**EXERCISE INSTRUCTIONS**. Pictures in the entries below are excluded; copy only the lines from the one containing "Write the Apache ECharts code for this chart." to the one containing "const xTickLabels = [-50, -25, 0, 25, 50, 75];", both included.

**DATASET EXTRACT**.
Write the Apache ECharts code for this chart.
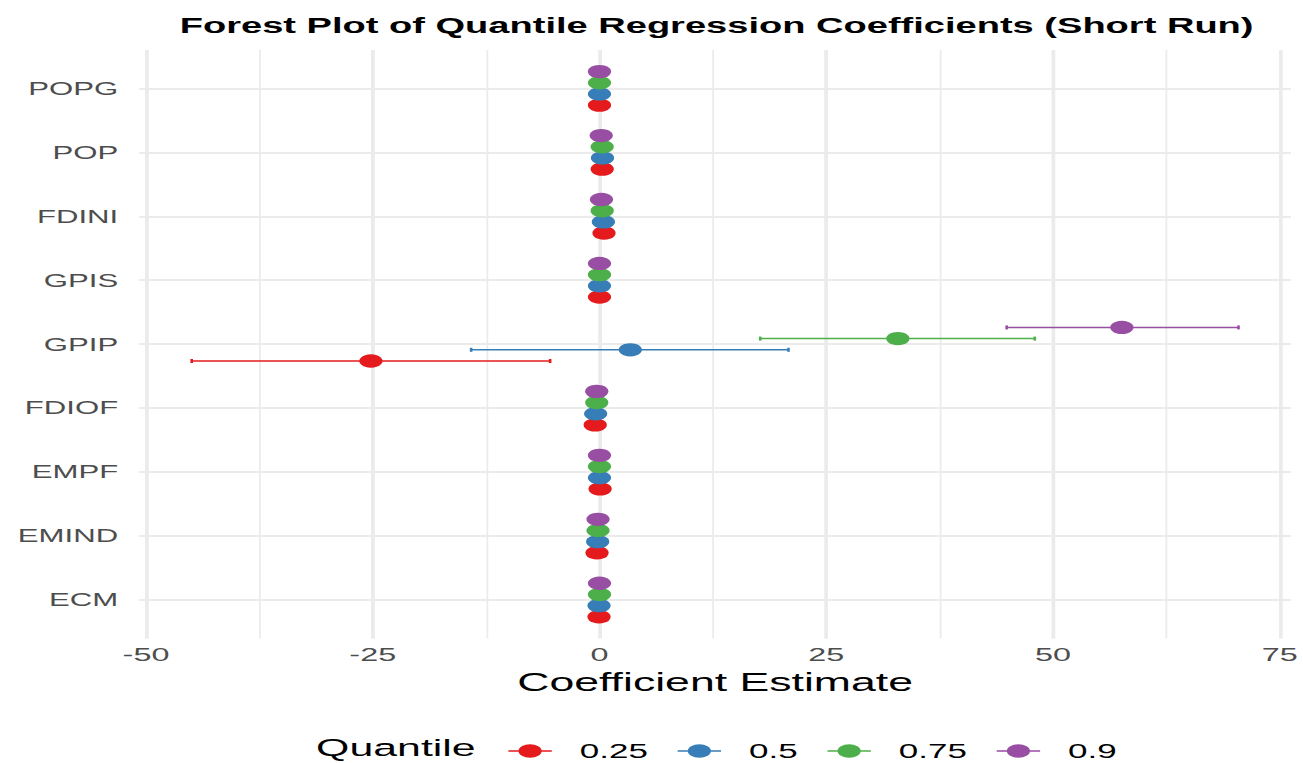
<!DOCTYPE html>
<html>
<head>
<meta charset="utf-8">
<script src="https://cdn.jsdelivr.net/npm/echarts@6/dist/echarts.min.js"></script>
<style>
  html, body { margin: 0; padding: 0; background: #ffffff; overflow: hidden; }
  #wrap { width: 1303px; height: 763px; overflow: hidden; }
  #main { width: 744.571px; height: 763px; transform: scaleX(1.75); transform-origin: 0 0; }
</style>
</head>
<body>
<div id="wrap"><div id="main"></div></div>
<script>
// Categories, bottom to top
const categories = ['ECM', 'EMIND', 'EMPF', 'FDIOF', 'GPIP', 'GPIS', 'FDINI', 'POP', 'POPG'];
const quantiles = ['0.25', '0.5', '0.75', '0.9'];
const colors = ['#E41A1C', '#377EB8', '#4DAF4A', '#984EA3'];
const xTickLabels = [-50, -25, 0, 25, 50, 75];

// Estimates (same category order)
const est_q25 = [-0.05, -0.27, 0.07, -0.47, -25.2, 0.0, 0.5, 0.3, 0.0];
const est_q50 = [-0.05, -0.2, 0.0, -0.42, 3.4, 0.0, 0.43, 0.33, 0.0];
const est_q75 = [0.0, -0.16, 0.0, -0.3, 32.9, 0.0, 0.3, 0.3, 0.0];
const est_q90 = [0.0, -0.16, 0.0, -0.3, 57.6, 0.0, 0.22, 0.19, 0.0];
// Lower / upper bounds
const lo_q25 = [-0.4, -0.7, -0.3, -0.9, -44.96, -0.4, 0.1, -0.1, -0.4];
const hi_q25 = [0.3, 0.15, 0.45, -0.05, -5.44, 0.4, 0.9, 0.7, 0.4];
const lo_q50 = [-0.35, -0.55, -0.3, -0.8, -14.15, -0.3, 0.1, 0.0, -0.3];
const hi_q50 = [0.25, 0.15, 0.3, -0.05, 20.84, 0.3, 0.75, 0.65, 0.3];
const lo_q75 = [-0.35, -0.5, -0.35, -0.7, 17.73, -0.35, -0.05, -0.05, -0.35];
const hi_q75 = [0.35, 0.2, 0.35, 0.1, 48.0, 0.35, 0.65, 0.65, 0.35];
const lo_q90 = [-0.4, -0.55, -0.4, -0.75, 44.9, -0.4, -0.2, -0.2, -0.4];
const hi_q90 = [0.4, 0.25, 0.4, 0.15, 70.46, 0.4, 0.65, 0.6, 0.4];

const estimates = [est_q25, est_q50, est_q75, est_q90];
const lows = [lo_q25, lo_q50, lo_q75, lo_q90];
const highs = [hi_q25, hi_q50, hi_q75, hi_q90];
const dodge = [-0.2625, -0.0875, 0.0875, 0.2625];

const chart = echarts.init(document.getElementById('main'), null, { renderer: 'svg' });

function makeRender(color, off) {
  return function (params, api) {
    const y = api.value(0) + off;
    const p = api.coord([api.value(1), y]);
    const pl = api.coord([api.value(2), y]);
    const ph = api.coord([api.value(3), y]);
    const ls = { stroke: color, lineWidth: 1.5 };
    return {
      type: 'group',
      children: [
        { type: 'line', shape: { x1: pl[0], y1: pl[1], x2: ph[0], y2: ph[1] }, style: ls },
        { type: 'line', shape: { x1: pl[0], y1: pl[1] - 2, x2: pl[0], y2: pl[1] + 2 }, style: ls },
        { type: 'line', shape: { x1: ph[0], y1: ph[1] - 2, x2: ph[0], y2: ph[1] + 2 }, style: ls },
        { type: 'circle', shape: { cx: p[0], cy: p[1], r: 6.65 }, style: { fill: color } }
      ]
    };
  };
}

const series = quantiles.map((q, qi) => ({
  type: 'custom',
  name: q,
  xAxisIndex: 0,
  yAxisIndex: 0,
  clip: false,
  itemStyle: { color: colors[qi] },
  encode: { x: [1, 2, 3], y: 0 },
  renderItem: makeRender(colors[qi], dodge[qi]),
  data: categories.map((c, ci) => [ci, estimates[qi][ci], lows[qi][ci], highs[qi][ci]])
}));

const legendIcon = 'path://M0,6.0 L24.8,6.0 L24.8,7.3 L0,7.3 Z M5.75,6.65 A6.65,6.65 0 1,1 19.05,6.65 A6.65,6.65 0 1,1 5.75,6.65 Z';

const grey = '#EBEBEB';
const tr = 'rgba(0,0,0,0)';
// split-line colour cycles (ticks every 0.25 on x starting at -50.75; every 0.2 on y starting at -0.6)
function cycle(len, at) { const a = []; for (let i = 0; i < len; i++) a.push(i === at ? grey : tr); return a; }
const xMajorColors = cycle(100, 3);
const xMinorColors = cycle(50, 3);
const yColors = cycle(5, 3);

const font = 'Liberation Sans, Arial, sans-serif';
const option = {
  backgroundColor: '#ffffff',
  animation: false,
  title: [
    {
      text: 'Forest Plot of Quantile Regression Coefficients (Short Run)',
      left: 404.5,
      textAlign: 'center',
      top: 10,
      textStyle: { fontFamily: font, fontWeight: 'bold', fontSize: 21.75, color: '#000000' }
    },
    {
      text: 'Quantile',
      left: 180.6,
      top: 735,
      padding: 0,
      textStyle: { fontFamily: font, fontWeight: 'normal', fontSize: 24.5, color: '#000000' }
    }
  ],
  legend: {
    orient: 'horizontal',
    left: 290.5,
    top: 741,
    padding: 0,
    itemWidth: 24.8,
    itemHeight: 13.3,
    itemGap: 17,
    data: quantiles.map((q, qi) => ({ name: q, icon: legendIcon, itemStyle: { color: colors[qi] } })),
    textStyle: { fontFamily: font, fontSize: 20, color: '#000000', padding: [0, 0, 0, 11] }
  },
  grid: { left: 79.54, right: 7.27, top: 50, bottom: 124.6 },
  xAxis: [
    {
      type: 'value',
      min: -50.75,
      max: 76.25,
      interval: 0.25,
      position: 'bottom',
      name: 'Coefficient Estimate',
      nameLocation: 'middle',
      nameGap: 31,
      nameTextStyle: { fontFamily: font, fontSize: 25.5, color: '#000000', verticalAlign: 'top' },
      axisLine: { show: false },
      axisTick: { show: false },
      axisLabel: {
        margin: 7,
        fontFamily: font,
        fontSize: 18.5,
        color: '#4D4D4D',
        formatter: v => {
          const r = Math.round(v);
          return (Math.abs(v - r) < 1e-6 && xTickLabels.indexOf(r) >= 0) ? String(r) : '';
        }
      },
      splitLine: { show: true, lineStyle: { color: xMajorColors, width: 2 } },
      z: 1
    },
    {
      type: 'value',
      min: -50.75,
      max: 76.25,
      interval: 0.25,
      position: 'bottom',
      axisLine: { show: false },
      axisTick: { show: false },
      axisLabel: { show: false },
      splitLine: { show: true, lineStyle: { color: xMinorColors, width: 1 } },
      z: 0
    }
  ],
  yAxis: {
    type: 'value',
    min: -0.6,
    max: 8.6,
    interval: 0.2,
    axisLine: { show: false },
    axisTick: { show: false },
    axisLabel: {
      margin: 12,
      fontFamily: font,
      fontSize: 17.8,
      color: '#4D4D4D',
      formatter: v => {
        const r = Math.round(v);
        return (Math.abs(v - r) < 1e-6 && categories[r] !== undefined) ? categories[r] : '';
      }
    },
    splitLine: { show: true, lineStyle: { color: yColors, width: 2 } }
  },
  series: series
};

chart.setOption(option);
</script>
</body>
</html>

--

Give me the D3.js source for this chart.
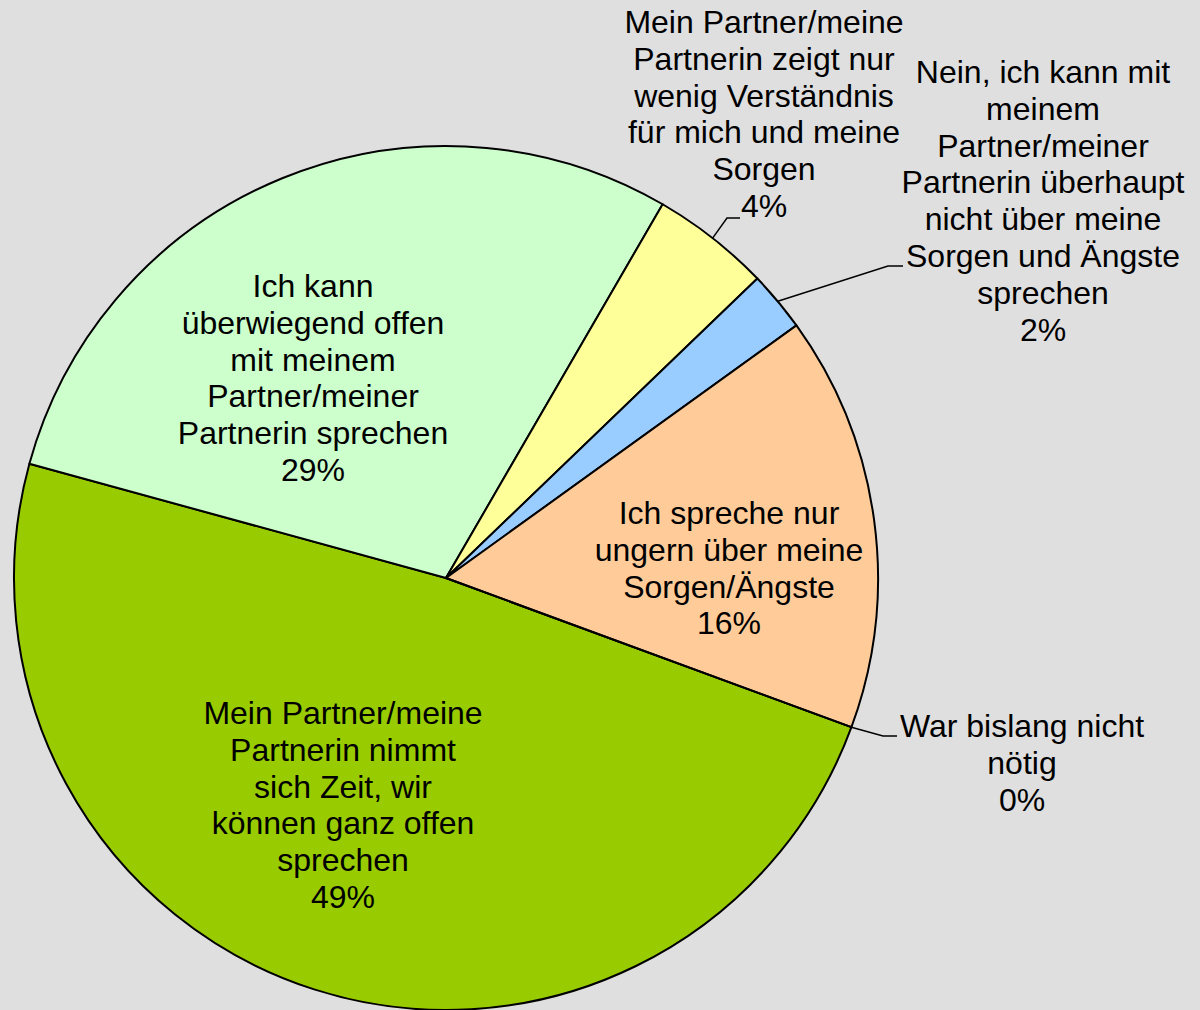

---

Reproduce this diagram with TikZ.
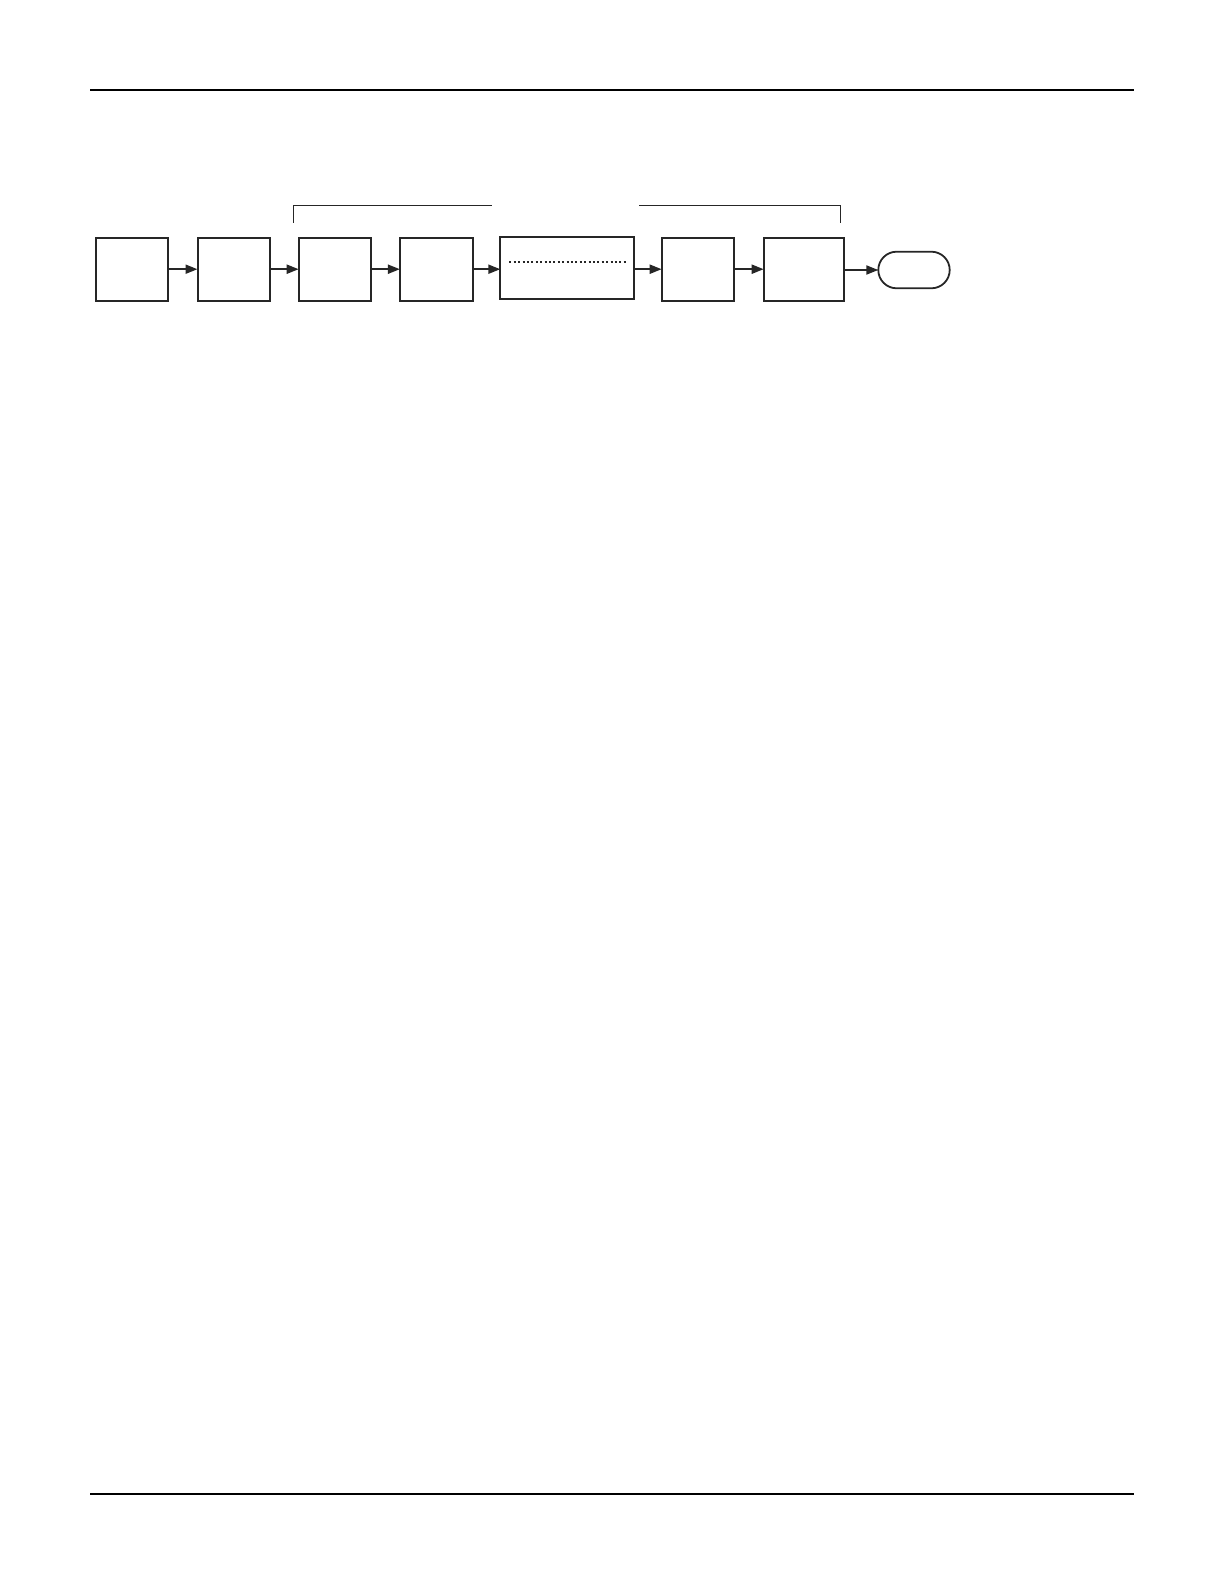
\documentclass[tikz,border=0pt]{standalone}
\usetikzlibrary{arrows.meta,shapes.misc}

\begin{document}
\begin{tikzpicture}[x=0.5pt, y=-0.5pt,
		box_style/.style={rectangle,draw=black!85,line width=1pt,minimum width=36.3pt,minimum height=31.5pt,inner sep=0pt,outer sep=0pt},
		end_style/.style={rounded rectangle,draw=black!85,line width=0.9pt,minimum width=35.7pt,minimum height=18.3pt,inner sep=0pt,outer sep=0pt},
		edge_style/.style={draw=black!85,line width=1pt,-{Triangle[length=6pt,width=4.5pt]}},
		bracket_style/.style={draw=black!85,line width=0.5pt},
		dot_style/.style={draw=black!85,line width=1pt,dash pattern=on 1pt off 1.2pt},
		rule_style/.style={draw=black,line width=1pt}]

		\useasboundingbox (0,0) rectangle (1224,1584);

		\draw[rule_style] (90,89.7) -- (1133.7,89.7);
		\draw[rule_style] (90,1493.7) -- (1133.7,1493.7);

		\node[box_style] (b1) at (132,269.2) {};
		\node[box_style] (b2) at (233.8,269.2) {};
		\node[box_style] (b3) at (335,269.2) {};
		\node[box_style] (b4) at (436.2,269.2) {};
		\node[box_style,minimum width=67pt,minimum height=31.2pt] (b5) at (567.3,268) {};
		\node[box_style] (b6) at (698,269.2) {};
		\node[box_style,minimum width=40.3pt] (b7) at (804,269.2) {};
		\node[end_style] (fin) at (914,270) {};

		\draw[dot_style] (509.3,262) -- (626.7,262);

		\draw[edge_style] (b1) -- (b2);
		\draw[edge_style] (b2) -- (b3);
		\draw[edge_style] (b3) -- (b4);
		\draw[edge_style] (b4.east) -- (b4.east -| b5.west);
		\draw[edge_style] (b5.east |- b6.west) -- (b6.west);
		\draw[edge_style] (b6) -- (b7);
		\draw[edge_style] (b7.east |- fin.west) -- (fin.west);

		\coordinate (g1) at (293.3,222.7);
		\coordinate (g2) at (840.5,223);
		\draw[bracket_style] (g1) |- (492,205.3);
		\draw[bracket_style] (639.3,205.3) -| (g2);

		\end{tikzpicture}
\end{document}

**RESPONSE**.
Write the Apache ECharts code for this chart.
<!DOCTYPE html>
<html>
<head>
<meta charset="utf-8">
<script src="https://cdn.jsdelivr.net/npm/echarts@6/dist/echarts.min.js"></script>
<style>
  html, body { margin: 0; padding: 0; background: #ffffff; overflow: hidden; }
  #wrap { width: 1303px; height: 763px; overflow: hidden; }
  #main { width: 744.571px; height: 763px; transform: scaleX(1.75); transform-origin: 0 0; }
</style>
</head>
<body>
<div id="wrap"><div id="main"></div></div>
<script>
// Categories, bottom to top
const categories = ['ECM', 'EMIND', 'EMPF', 'FDIOF', 'GPIP', 'GPIS', 'FDINI', 'POP', 'POPG'];
const quantiles = ['0.25', '0.5', '0.75', '0.9'];
const colors = ['#E41A1C', '#377EB8', '#4DAF4A', '#984EA3'];
const xTickLabels = [-50, -25, 0, 25, 50, 75];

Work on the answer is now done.